EXERCISE: Repeat every line exactly, keeping the pictures out of the copy.

▼▼▼

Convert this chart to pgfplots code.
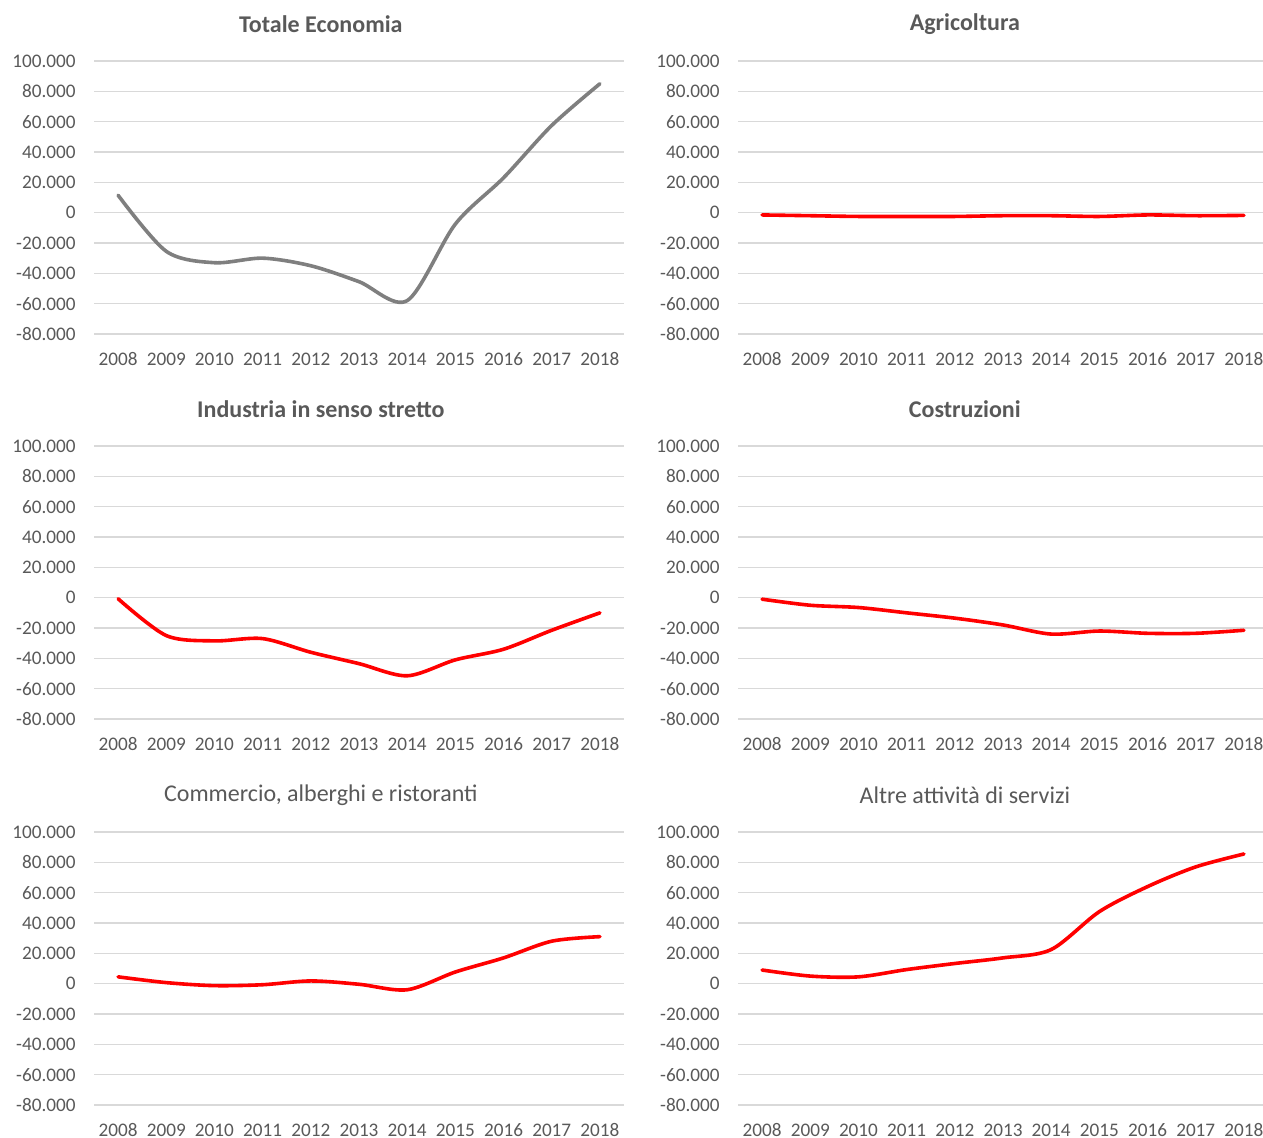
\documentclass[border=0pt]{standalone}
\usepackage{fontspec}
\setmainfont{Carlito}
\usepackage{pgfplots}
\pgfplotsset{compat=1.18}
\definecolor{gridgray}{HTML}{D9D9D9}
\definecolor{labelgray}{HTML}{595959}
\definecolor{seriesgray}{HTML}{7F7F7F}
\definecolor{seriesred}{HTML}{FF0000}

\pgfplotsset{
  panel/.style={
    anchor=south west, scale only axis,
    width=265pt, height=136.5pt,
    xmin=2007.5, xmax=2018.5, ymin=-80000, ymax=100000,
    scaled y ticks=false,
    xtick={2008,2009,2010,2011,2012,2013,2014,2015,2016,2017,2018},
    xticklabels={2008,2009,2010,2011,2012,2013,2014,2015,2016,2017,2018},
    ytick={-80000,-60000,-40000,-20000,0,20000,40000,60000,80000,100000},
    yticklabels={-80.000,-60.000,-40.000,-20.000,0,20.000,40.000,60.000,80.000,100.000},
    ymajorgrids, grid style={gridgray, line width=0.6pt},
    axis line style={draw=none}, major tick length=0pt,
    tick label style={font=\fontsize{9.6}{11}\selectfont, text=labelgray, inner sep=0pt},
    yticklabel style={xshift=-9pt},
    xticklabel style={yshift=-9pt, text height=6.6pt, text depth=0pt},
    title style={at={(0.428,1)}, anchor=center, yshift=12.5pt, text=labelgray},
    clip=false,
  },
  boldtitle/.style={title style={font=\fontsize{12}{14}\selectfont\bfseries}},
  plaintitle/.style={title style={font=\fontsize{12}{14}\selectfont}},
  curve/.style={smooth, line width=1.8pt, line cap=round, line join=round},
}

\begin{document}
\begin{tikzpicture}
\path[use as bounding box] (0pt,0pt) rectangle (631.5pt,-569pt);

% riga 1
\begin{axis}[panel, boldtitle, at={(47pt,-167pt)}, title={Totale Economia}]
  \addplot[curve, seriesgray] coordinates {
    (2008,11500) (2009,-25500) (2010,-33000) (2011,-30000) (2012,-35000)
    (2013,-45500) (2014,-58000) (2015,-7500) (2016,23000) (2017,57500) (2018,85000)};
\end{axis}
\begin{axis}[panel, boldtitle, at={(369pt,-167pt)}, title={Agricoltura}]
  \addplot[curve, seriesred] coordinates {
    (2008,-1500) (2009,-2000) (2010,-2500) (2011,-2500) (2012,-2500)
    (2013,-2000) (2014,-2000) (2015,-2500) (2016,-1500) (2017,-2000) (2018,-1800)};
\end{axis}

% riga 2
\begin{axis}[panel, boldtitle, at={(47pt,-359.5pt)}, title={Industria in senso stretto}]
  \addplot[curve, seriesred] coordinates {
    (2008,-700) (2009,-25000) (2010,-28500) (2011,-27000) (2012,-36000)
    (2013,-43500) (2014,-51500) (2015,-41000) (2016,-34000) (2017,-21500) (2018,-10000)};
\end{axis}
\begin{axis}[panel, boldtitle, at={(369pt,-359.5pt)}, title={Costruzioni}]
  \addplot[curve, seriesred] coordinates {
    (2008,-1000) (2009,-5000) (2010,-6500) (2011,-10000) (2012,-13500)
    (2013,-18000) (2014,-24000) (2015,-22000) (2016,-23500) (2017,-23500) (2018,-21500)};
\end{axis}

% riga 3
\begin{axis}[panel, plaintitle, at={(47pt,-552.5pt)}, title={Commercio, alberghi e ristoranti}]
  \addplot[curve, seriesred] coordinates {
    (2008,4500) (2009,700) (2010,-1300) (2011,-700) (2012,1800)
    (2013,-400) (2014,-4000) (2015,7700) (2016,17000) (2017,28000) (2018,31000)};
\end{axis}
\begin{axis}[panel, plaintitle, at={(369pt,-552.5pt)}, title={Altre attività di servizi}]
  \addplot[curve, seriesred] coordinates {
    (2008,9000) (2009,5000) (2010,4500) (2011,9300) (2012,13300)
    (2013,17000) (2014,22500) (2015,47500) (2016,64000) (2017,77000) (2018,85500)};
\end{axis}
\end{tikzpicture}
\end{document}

▲▲▲

RESPONSE:
Convert this chart to pgfplots code.
\documentclass[border=0pt]{standalone}
\usepackage{fontspec}
\setmainfont{Carlito}
\usepackage{pgfplots}
\pgfplotsset{compat=1.18}
\definecolor{gridgray}{HTML}{D9D9D9}
\definecolor{labelgray}{HTML}{595959}
\definecolor{seriesgray}{HTML}{7F7F7F}
\definecolor{seriesred}{HTML}{FF0000}

\pgfplotsset{
  panel/.style={
    anchor=south west, scale only axis,
    width=265pt, height=136.5pt,
    xmin=2007.5, xmax=2018.5, ymin=-80000, ymax=100000,
    scaled y ticks=false,
    xtick={2008,2009,2010,2011,2012,2013,2014,2015,2016,2017,2018},
    xticklabels={2008,2009,2010,2011,2012,2013,2014,2015,2016,2017,2018},
    ytick={-80000,-60000,-40000,-20000,0,20000,40000,60000,80000,100000},
    yticklabels={-80.000,-60.000,-40.000,-20.000,0,20.000,40.000,60.000,80.000,100.000},
    ymajorgrids, grid style={gridgray, line width=0.6pt},
    axis line style={draw=none}, major tick length=0pt,
    tick label style={font=\fontsize{9.6}{11}\selectfont, text=labelgray, inner sep=0pt},
    yticklabel style={xshift=-9pt},
    xticklabel style={yshift=-9pt, text height=6.6pt, text depth=0pt},
    title style={at={(0.428,1)}, anchor=center, yshift=12.5pt, text=labelgray},
    clip=false,
  },
  boldtitle/.style={title style={font=\fontsize{12}{14}\selectfont\bfseries}},
  plaintitle/.style={title style={font=\fontsize{12}{14}\selectfont}},
  curve/.style={smooth, line width=1.8pt, line cap=round, line join=round},
}

\begin{document}
\begin{tikzpicture}
\path[use as bounding box] (0pt,0pt) rectangle (631.5pt,-569pt);

% riga 1
\begin{axis}[panel, boldtitle, at={(47pt,-167pt)}, title={Totale Economia}]
  \addplot[curve, seriesgray] coordinates {
    (2008,11500) (2009,-25500) (2010,-33000) (2011,-30000) (2012,-35000)
    (2013,-45500) (2014,-58000) (2015,-7500) (2016,23000) (2017,57500) (2018,85000)};
\end{axis}
\begin{axis}[panel, boldtitle, at={(369pt,-167pt)}, title={Agricoltura}]
  \addplot[curve, seriesred] coordinates {
    (2008,-1500) (2009,-2000) (2010,-2500) (2011,-2500) (2012,-2500)
    (2013,-2000) (2014,-2000) (2015,-2500) (2016,-1500) (2017,-2000) (2018,-1800)};
\end{axis}

% riga 2
\begin{axis}[panel, boldtitle, at={(47pt,-359.5pt)}, title={Industria in senso stretto}]
  \addplot[curve, seriesred] coordinates {
    (2008,-700) (2009,-25000) (2010,-28500) (2011,-27000) (2012,-36000)
    (2013,-43500) (2014,-51500) (2015,-41000) (2016,-34000) (2017,-21500) (2018,-10000)};
\end{axis}
\begin{axis}[panel, boldtitle, at={(369pt,-359.5pt)}, title={Costruzioni}]
  \addplot[curve, seriesred] coordinates {
    (2008,-1000) (2009,-5000) (2010,-6500) (2011,-10000) (2012,-13500)
    (2013,-18000) (2014,-24000) (2015,-22000) (2016,-23500) (2017,-23500) (2018,-21500)};
\end{axis}

% riga 3
\begin{axis}[panel, plaintitle, at={(47pt,-552.5pt)}, title={Commercio, alberghi e ristoranti}]
  \addplot[curve, seriesred] coordinates {
    (2008,4500) (2009,700) (2010,-1300) (2011,-700) (2012,1800)
    (2013,-400) (2014,-4000) (2015,7700) (2016,17000) (2017,28000) (2018,31000)};
\end{axis}
\begin{axis}[panel, plaintitle, at={(369pt,-552.5pt)}, title={Altre attività di servizi}]
  \addplot[curve, seriesred] coordinates {
    (2008,9000) (2009,5000) (2010,4500) (2011,9300) (2012,13300)
    (2013,17000) (2014,22500) (2015,47500) (2016,64000) (2017,77000) (2018,85500)};
\end{axis}
\end{tikzpicture}
\end{document}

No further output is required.